## Task to complete
Leaving out all pictures, please print only the lines from the one containing "Emit a Python script that matches this image, drawn with Plotly." through the one containing "from plotly.subplots import make_subplots".

>>

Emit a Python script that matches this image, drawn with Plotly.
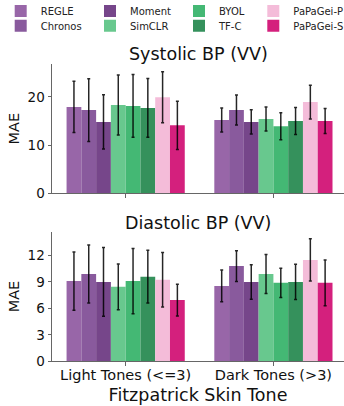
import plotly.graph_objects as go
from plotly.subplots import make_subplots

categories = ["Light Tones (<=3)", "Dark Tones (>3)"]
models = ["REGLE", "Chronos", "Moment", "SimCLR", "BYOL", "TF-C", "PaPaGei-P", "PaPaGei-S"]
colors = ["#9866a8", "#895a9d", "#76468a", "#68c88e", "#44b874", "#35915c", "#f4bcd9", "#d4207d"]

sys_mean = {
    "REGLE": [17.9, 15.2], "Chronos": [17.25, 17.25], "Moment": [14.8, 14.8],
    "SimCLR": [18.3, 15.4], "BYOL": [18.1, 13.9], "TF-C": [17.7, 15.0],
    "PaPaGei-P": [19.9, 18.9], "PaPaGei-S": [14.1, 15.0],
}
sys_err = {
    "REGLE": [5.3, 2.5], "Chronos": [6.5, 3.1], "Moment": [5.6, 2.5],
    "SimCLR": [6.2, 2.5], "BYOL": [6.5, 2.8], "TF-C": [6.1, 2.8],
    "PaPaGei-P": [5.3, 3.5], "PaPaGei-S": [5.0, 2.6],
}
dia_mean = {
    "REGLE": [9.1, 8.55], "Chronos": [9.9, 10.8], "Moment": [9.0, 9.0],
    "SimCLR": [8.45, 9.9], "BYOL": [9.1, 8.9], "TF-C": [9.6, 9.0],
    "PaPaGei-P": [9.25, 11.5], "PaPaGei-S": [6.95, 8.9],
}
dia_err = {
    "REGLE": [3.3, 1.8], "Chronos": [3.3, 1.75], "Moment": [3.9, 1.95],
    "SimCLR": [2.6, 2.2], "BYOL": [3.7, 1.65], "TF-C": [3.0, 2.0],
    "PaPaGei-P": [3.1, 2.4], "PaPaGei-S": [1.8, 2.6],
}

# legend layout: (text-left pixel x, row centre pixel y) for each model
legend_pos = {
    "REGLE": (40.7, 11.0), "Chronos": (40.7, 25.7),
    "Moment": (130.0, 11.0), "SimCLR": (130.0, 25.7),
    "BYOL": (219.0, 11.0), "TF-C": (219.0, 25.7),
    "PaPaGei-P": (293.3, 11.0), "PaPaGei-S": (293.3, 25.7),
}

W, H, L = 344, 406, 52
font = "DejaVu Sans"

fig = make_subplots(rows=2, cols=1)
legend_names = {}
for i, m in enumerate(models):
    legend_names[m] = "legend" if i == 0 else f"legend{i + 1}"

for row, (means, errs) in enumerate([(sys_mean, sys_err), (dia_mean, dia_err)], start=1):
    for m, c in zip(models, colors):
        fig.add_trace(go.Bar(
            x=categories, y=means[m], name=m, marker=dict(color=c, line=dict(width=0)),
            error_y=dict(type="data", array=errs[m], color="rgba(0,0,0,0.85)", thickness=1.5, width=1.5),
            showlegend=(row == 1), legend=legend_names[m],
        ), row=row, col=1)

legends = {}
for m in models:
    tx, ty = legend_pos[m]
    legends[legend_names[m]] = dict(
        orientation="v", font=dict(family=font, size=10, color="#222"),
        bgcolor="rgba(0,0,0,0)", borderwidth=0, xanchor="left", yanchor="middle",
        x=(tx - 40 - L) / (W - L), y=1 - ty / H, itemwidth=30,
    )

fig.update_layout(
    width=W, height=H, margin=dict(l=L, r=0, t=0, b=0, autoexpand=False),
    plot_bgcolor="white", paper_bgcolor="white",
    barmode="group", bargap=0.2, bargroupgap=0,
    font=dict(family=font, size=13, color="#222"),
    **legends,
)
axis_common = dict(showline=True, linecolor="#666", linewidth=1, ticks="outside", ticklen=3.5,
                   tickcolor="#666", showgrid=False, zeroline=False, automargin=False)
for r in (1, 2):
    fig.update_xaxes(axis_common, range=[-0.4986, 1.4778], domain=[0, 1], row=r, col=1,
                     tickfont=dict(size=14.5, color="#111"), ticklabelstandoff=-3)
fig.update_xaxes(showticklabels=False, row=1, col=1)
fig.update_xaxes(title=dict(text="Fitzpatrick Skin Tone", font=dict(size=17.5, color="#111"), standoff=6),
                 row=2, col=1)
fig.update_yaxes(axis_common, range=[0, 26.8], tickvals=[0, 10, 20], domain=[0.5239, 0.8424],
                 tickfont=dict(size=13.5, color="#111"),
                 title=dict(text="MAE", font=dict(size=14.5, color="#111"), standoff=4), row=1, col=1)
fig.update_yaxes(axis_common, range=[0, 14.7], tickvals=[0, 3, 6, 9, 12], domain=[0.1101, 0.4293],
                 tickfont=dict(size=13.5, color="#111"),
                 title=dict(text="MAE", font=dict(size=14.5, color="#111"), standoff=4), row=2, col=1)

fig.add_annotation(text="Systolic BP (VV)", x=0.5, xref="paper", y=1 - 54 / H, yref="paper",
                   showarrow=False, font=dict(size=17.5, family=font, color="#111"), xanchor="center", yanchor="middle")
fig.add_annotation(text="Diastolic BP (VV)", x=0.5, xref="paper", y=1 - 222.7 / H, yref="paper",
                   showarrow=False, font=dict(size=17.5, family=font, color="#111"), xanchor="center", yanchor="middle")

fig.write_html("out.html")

<<
>>

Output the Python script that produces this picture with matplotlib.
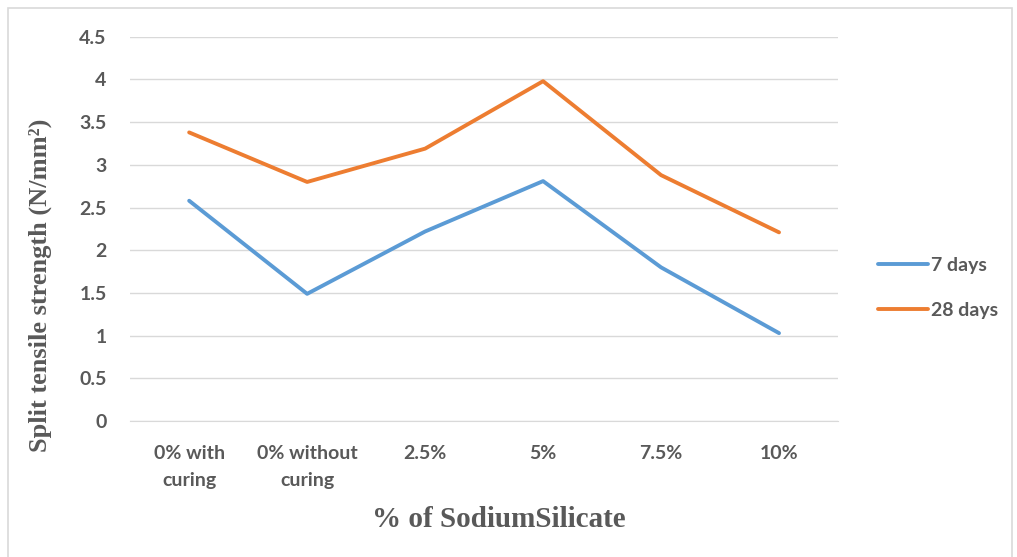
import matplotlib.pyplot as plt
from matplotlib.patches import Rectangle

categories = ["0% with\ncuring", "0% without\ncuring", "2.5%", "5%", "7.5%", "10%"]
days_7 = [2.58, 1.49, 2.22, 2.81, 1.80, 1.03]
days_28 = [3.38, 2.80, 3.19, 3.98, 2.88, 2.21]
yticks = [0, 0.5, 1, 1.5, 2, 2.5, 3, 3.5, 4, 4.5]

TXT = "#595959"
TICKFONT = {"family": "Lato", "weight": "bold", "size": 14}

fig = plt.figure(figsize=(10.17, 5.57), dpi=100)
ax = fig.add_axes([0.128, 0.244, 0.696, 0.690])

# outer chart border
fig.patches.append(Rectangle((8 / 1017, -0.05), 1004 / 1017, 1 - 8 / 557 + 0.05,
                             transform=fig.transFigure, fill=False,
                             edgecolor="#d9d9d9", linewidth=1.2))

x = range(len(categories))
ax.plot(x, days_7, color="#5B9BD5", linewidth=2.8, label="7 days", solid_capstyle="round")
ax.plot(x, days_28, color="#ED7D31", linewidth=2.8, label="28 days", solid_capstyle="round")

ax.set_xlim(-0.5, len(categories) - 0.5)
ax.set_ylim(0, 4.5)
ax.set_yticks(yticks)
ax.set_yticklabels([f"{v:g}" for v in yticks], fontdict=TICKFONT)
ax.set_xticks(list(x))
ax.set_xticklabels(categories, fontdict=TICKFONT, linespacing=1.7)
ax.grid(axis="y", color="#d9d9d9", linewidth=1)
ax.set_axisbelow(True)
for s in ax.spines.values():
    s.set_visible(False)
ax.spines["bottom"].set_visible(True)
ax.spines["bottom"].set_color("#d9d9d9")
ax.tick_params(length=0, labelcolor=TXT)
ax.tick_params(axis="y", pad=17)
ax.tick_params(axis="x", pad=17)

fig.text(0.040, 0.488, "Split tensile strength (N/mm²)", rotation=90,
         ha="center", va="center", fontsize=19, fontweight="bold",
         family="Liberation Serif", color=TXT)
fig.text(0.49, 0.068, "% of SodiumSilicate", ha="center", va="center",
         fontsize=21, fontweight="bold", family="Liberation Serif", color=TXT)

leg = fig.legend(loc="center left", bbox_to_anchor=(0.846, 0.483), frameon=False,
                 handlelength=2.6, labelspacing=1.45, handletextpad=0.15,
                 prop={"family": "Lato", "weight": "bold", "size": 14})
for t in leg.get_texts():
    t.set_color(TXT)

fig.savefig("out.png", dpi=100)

<<
>>

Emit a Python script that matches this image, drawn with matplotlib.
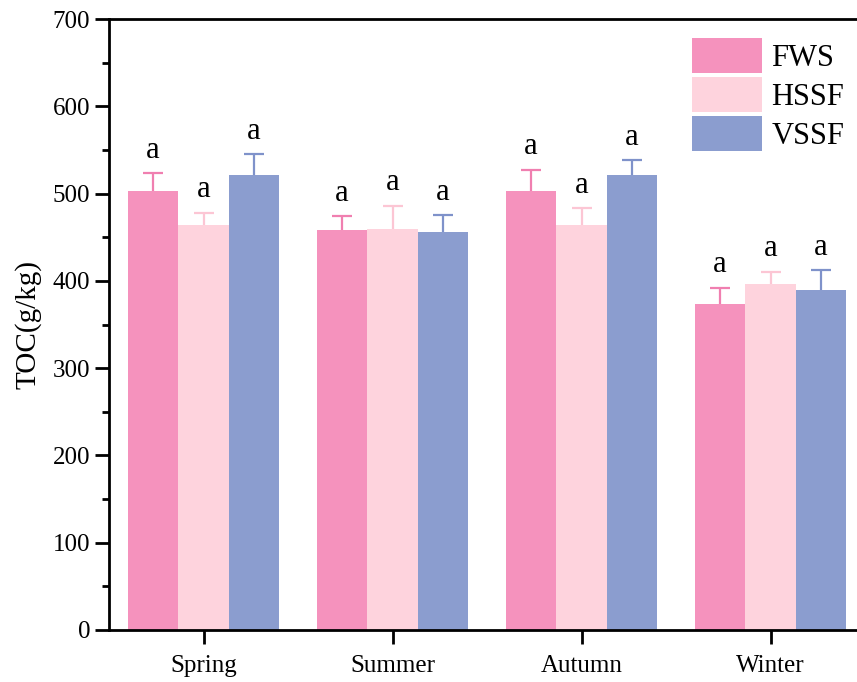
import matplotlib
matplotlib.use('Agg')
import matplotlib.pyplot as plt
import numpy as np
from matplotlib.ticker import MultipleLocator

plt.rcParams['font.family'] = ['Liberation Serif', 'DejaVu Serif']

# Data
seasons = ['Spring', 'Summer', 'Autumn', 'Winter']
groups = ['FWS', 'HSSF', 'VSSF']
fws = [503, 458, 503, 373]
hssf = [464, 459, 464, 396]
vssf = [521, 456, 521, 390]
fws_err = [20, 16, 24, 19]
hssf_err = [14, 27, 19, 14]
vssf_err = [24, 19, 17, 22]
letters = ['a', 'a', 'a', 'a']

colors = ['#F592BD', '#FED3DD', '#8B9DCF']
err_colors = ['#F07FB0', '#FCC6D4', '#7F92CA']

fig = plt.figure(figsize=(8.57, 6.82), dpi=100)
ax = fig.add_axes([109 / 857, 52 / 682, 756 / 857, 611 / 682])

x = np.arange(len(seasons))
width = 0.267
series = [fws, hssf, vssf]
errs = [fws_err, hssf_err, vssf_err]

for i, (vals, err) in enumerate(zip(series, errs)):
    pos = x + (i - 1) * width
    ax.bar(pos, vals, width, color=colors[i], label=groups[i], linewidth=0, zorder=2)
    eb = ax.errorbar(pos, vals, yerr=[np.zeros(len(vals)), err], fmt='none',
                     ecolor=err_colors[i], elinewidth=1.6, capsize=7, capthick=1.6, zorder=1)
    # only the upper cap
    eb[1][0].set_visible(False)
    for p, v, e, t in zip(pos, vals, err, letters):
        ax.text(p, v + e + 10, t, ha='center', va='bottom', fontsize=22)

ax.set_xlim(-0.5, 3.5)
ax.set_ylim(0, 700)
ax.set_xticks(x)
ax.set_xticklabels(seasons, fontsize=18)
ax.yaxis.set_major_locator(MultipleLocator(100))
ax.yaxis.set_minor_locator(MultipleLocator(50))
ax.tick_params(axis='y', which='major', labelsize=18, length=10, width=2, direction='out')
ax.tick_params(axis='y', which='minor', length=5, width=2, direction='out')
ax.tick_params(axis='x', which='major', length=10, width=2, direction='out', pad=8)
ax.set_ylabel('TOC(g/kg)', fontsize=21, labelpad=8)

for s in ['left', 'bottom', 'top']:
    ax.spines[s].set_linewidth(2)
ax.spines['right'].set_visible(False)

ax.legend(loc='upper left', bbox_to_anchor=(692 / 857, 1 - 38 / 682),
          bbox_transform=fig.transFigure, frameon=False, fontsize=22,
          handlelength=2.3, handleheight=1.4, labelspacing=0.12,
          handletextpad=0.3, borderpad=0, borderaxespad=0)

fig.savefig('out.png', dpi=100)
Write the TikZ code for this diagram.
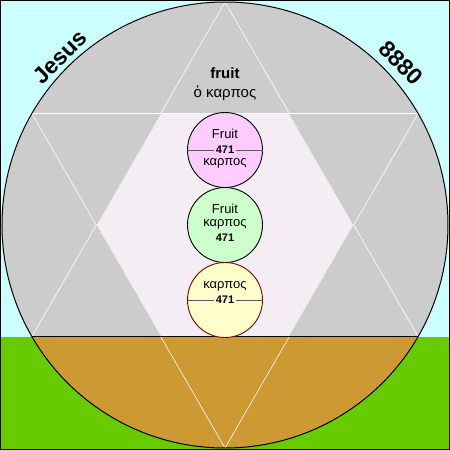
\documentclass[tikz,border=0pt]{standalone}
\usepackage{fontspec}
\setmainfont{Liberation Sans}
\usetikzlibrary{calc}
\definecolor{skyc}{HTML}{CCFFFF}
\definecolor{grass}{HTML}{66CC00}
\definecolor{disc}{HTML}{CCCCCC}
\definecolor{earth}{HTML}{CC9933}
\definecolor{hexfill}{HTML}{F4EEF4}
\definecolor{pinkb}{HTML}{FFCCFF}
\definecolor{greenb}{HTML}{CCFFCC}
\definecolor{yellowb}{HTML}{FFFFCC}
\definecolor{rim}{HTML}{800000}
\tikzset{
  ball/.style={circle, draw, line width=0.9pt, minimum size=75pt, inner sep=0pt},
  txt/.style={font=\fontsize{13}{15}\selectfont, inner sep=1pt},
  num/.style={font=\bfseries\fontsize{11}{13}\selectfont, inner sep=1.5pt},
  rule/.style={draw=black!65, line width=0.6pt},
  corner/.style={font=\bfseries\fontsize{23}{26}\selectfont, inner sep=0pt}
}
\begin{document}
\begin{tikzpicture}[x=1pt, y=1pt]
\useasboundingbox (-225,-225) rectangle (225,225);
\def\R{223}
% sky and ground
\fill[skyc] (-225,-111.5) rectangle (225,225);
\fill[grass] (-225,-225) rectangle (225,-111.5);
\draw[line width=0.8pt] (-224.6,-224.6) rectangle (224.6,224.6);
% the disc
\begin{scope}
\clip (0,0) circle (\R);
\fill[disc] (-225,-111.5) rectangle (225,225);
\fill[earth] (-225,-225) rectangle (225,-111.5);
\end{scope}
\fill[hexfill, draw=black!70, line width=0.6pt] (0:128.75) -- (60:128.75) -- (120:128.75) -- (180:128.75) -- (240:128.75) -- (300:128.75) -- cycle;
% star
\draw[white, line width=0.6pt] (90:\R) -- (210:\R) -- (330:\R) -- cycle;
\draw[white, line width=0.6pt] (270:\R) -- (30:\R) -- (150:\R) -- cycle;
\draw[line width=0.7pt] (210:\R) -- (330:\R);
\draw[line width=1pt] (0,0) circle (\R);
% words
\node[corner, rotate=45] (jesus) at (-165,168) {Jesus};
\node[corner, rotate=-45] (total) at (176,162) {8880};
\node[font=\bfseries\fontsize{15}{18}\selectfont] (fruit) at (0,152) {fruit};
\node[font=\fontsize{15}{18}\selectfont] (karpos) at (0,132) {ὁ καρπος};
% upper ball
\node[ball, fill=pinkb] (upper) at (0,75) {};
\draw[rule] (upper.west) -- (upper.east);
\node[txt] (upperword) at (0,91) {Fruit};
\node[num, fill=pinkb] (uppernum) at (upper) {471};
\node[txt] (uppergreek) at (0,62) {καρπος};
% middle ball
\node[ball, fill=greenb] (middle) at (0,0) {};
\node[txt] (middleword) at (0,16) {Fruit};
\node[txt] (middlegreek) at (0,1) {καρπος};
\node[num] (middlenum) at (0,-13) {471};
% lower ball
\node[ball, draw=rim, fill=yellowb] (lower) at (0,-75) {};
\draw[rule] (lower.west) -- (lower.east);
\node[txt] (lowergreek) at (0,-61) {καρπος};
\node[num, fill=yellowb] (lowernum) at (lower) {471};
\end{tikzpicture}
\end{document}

<<

## The response
Emit a Python script that matches this image, drawn with Plotly.
import plotly.graph_objects as go
from plotly.subplots import make_subplots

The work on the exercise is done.